Can you output the material exactly as written, minus any pictures it holds?

** BEGIN INFORMATION SUPPLIED **

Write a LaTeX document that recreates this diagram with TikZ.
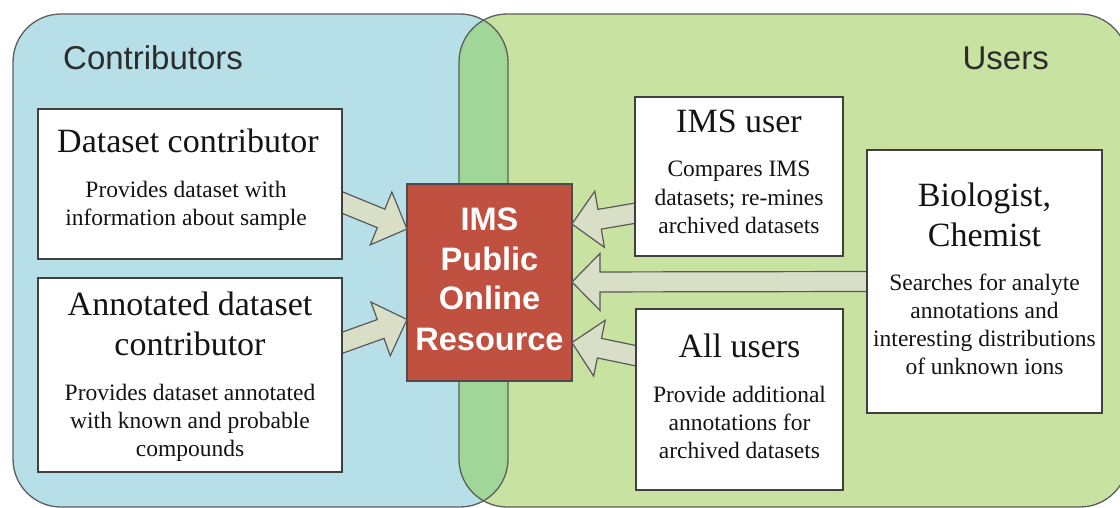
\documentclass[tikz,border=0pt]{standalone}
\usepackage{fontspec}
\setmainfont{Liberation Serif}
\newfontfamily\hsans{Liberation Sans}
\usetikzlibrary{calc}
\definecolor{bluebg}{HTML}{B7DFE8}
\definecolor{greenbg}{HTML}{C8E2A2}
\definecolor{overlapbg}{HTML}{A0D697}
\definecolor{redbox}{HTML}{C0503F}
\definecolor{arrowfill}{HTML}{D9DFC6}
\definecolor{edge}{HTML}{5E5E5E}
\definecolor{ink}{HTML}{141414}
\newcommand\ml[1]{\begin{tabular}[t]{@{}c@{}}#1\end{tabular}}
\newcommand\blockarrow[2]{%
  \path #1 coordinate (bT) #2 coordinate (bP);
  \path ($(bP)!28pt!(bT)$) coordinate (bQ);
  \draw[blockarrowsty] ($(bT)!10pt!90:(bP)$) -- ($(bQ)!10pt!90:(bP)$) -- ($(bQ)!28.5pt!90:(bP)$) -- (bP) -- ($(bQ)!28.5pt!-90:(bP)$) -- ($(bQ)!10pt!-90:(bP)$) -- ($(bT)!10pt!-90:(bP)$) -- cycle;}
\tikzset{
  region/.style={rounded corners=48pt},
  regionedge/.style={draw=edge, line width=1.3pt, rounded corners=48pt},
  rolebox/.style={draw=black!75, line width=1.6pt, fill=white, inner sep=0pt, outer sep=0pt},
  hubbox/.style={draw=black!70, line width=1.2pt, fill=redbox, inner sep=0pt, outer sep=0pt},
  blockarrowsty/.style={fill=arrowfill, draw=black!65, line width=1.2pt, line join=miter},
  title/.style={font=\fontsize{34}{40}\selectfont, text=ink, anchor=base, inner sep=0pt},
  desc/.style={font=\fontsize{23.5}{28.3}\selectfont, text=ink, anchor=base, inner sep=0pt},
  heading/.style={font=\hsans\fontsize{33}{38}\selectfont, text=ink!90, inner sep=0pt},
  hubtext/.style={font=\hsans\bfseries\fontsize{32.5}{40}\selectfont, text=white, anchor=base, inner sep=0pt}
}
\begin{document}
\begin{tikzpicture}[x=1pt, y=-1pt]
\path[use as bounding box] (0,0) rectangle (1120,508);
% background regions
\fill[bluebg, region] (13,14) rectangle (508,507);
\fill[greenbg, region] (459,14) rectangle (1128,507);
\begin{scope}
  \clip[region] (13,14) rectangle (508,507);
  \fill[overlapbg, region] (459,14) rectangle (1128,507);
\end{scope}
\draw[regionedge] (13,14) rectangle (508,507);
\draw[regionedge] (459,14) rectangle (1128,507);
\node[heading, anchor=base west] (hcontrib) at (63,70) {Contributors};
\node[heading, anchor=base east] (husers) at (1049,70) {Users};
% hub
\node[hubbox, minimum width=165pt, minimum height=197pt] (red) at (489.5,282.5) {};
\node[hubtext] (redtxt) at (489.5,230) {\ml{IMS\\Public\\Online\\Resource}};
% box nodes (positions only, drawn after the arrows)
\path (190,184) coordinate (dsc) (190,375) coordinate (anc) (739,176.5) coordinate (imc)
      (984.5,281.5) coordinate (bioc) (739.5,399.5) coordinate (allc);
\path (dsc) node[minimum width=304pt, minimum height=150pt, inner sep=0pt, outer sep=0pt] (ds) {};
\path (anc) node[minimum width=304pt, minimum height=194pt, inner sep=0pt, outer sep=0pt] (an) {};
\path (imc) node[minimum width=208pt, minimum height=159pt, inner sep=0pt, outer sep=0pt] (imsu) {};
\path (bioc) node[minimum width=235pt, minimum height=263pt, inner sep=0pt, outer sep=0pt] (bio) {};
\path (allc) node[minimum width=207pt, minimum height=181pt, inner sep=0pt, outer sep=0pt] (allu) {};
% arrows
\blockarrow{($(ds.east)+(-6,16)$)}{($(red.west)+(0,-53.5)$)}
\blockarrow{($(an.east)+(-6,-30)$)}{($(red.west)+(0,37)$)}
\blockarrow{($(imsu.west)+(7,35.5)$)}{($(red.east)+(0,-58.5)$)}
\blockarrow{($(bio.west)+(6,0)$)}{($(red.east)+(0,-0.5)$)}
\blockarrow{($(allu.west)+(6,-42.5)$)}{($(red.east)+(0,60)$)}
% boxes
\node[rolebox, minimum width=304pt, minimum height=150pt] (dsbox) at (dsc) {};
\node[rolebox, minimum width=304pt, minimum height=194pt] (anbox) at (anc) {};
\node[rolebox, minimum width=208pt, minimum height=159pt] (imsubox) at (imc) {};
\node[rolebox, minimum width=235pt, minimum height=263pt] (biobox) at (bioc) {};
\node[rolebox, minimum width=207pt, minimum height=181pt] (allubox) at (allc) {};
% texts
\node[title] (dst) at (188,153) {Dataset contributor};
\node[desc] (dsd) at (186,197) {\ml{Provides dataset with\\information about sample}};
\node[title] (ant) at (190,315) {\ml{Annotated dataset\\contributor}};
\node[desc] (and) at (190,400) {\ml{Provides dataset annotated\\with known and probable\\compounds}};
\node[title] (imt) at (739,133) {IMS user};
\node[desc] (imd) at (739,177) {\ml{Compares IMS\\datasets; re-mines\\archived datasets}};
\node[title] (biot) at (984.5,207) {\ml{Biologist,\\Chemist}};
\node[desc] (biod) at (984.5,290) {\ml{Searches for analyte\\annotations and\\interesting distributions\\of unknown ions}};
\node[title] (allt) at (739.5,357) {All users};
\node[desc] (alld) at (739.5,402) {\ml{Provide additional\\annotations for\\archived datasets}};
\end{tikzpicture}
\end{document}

** END INFORMATION SUPPLIED **

** FINAL ANSWER **
Write a LaTeX document that recreates this diagram with TikZ.
\documentclass[tikz,border=0pt]{standalone}
\usepackage{fontspec}
\setmainfont{Liberation Serif}
\newfontfamily\hsans{Liberation Sans}
\usetikzlibrary{calc}
\definecolor{bluebg}{HTML}{B7DFE8}
\definecolor{greenbg}{HTML}{C8E2A2}
\definecolor{overlapbg}{HTML}{A0D697}
\definecolor{redbox}{HTML}{C0503F}
\definecolor{arrowfill}{HTML}{D9DFC6}
\definecolor{edge}{HTML}{5E5E5E}
\definecolor{ink}{HTML}{141414}
\newcommand\ml[1]{\begin{tabular}[t]{@{}c@{}}#1\end{tabular}}
\newcommand\blockarrow[2]{%
  \path #1 coordinate (bT) #2 coordinate (bP);
  \path ($(bP)!28pt!(bT)$) coordinate (bQ);
  \draw[blockarrowsty] ($(bT)!10pt!90:(bP)$) -- ($(bQ)!10pt!90:(bP)$) -- ($(bQ)!28.5pt!90:(bP)$) -- (bP) -- ($(bQ)!28.5pt!-90:(bP)$) -- ($(bQ)!10pt!-90:(bP)$) -- ($(bT)!10pt!-90:(bP)$) -- cycle;}
\tikzset{
  region/.style={rounded corners=48pt},
  regionedge/.style={draw=edge, line width=1.3pt, rounded corners=48pt},
  rolebox/.style={draw=black!75, line width=1.6pt, fill=white, inner sep=0pt, outer sep=0pt},
  hubbox/.style={draw=black!70, line width=1.2pt, fill=redbox, inner sep=0pt, outer sep=0pt},
  blockarrowsty/.style={fill=arrowfill, draw=black!65, line width=1.2pt, line join=miter},
  title/.style={font=\fontsize{34}{40}\selectfont, text=ink, anchor=base, inner sep=0pt},
  desc/.style={font=\fontsize{23.5}{28.3}\selectfont, text=ink, anchor=base, inner sep=0pt},
  heading/.style={font=\hsans\fontsize{33}{38}\selectfont, text=ink!90, inner sep=0pt},
  hubtext/.style={font=\hsans\bfseries\fontsize{32.5}{40}\selectfont, text=white, anchor=base, inner sep=0pt}
}
\begin{document}
\begin{tikzpicture}[x=1pt, y=-1pt]
\path[use as bounding box] (0,0) rectangle (1120,508);
% background regions
\fill[bluebg, region] (13,14) rectangle (508,507);
\fill[greenbg, region] (459,14) rectangle (1128,507);
\begin{scope}
  \clip[region] (13,14) rectangle (508,507);
  \fill[overlapbg, region] (459,14) rectangle (1128,507);
\end{scope}
\draw[regionedge] (13,14) rectangle (508,507);
\draw[regionedge] (459,14) rectangle (1128,507);
\node[heading, anchor=base west] (hcontrib) at (63,70) {Contributors};
\node[heading, anchor=base east] (husers) at (1049,70) {Users};
% hub
\node[hubbox, minimum width=165pt, minimum height=197pt] (red) at (489.5,282.5) {};
\node[hubtext] (redtxt) at (489.5,230) {\ml{IMS\\Public\\Online\\Resource}};
% box nodes (positions only, drawn after the arrows)
\path (190,184) coordinate (dsc) (190,375) coordinate (anc) (739,176.5) coordinate (imc)
      (984.5,281.5) coordinate (bioc) (739.5,399.5) coordinate (allc);
\path (dsc) node[minimum width=304pt, minimum height=150pt, inner sep=0pt, outer sep=0pt] (ds) {};
\path (anc) node[minimum width=304pt, minimum height=194pt, inner sep=0pt, outer sep=0pt] (an) {};
\path (imc) node[minimum width=208pt, minimum height=159pt, inner sep=0pt, outer sep=0pt] (imsu) {};
\path (bioc) node[minimum width=235pt, minimum height=263pt, inner sep=0pt, outer sep=0pt] (bio) {};
\path (allc) node[minimum width=207pt, minimum height=181pt, inner sep=0pt, outer sep=0pt] (allu) {};
% arrows
\blockarrow{($(ds.east)+(-6,16)$)}{($(red.west)+(0,-53.5)$)}
\blockarrow{($(an.east)+(-6,-30)$)}{($(red.west)+(0,37)$)}
\blockarrow{($(imsu.west)+(7,35.5)$)}{($(red.east)+(0,-58.5)$)}
\blockarrow{($(bio.west)+(6,0)$)}{($(red.east)+(0,-0.5)$)}
\blockarrow{($(allu.west)+(6,-42.5)$)}{($(red.east)+(0,60)$)}
% boxes
\node[rolebox, minimum width=304pt, minimum height=150pt] (dsbox) at (dsc) {};
\node[rolebox, minimum width=304pt, minimum height=194pt] (anbox) at (anc) {};
\node[rolebox, minimum width=208pt, minimum height=159pt] (imsubox) at (imc) {};
\node[rolebox, minimum width=235pt, minimum height=263pt] (biobox) at (bioc) {};
\node[rolebox, minimum width=207pt, minimum height=181pt] (allubox) at (allc) {};
% texts
\node[title] (dst) at (188,153) {Dataset contributor};
\node[desc] (dsd) at (186,197) {\ml{Provides dataset with\\information about sample}};
\node[title] (ant) at (190,315) {\ml{Annotated dataset\\contributor}};
\node[desc] (and) at (190,400) {\ml{Provides dataset annotated\\with known and probable\\compounds}};
\node[title] (imt) at (739,133) {IMS user};
\node[desc] (imd) at (739,177) {\ml{Compares IMS\\datasets; re-mines\\archived datasets}};
\node[title] (biot) at (984.5,207) {\ml{Biologist,\\Chemist}};
\node[desc] (biod) at (984.5,290) {\ml{Searches for analyte\\annotations and\\interesting distributions\\of unknown ions}};
\node[title] (allt) at (739.5,357) {All users};
\node[desc] (alld) at (739.5,402) {\ml{Provide additional\\annotations for\\archived datasets}};
\end{tikzpicture}
\end{document}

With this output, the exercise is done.